Conversations in the Grand Courtyard
In the afternoon, the elders of the borgo (village) used to pass the hours chatting, seated on a simple beam (log) in the grand (lower) courtyard where they used to thresh the grain. Talking freely with complete liberty, for any or all of the inhabitants of the village (in the houses or under the porticos) to hear , that in some way or another they would participate, listening to the conversations. Often villagers: Augusto Musolesi, Limpia Lumini, and Rosina Mazzetti (second wife of Augostini Musolei) would meet there on one of these beams. It was Augusto whom at a certain point would interrupt the gathering to get a snack. And in that precise instant, fantasy would get the upper hand, thinking of Nutella (among other things), “I’m going to get a sandwich with Donatella.”, Augusto would say.

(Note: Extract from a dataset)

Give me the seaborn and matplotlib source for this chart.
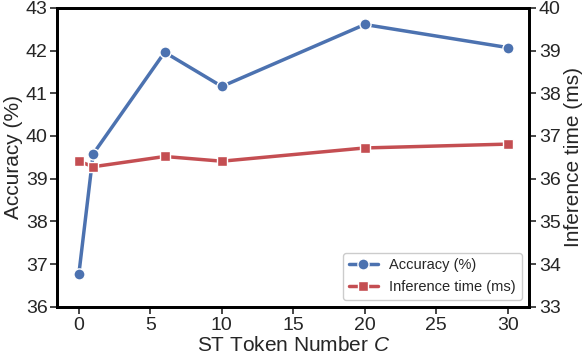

The two women rather, would debate on more serious arguments… Life, Death, or simply how to make it through another day. “I put away 50, 100 lire coins every month so that when I die I’ll have the money necessary!”, Rosina would say. Limpia, being very sweet and perhaps more concrete, wouldn’t think of sad things and would respond “Mé, con quii zinq frènc lé a còmperonna bèla butéglia ed Strega am la bév tòtta! (Myself, with those 100 lire coins, I’d buy a bottle of Strega and drink it all!)

The People of a Past Time

“They said it in the borgo (village)”: these are the phrases and the anecdotes of those who used to live in this group of poor homes made from stone which, more than any other thing, make up the “photography” of Borgo Musolesi. Phrases that the oldest inhabitants still remember and never tire of repeating, perhaps from fear of forgetting them, making seem almost real the facts and people that ARE no longer. It seems almost to hear those voices in the upper courtyard, in the lower courtyard, coming out of the houses, from under the arcades downcast by time. The Borgo is no longer like it was once upon a time. It´s no longer “antique” like it once was. It has changed. The houses, the streets, the people, and especially the world outside the Borgo, have all changed. Those who tell the stories all say that today the life is better than before. Musolesi, in the imagination of who found their actual roots here, remains overall a microcosm apart: a place of their infancy and their youth, the place of childrens´ care­free games, when the bell towers were still built, when at noon one would go to get water from the well, and one would chase another with nettles in hand, then to jump over a wall. A Borgo not only to remember but also to live.